The New Madrid earthquakes of the winter of 1811 to 1812 have become the stuff of legend. They were so powerful, the story goes, they made the Mississippi River run backwards.

"It was what we call a thrust fault," says Susan Hough of the U.S. Geological Survey in Pasadena, California. "And it came up to the surface beneath the river and actually created a stair step in the river bottom, to where it set up waves that went coursing back upstream."

According to Hough, much of what we know about those early quakes comes from first-hand accounts, like this one written by future United States president Zachary Taylor, who felt the shaking 370 kilometers away in Louisville, Kentucky.

The sight was truly awful: houses cracking; chimneys falling; men, women and children running in every direction - in their shirts - for safety and a friend of mine was so much alarmed as to jump (out) of a window and was very much hurt.

Hough's calculations put the largest New Madrid earthquake at about 7.0, the same magnitude as the January 2010 earthquake in Haiti. The official USGS estimate is 7.7.

The problem is, scientists can't predict when, where, or even if another earthquake will happen.

Northwestern University geophysicist Seth Stein doesn't expect another big quake at New Madrid anytime soon. He and others have been using GPS technology to measure how the ground moves - or deforms - along active faults.

"Now, normally the way earthquakes work is that you store up energy, the ground deforms before a big earthquake - kind of like stretching a spring - and then it snaps, and you have an earthquake," Stein says.

That warping of the ground has been measured in California, Alaska, Oregon, and Washington - along every U.S. fault where we think a big earthquake is on the way. So that's what Stein and his colleagues expected to see when they started taking those same kinds of GPS measurements at New Madrid.

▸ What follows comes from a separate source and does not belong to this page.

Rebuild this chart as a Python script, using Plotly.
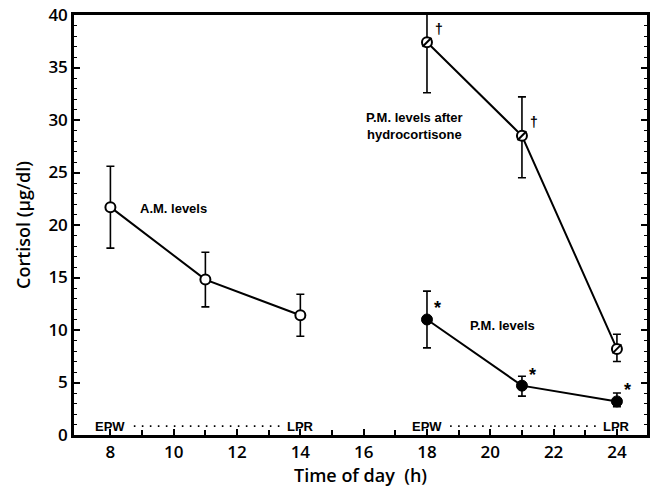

To their complete surprise, they saw absolutely no motion of the ground. Stein says part of the explanation could be that seismic zones in the middle of a continent seem to behave differently from those in places like California, where the huge plates that make up the earth's surface thrust up against each other.

"Faults in the middle of the continents will be active for short periods of time geologically, maybe a few thousand years, and then they'll turn off and be inactive for times, and then start up again," he says. "So it looks like we may be seeing the end of one of those cycles."

But many other geologists don't agree. Robert Williams of the USGS in Colorado says you can't ignore the past. The earthquakes 200 years ago liquefied the soil underground, blasting jets of wet sand out onto the surface.

"There's been some great science done, with geologists digging into these 1811, 1812 sand blows, and then, lo and behold, discovering evidence for older sand blows caused by earthquakes of about the same magnitude as the 1811, 1812 sequence," Williams says.

They realized that before 1811, there had been quakes in about 1450, and again before that, in 900. Williams says that pattern of very large earthquakes means another big one could be on the way.

"We can't predict earthquakes. So the geologic record is really the strongest piece of evidence we have to remain concerned about earthquakes there in the New Madrid region."

Experts hope by the time the next big quake does hit the region, we'll be ready for it.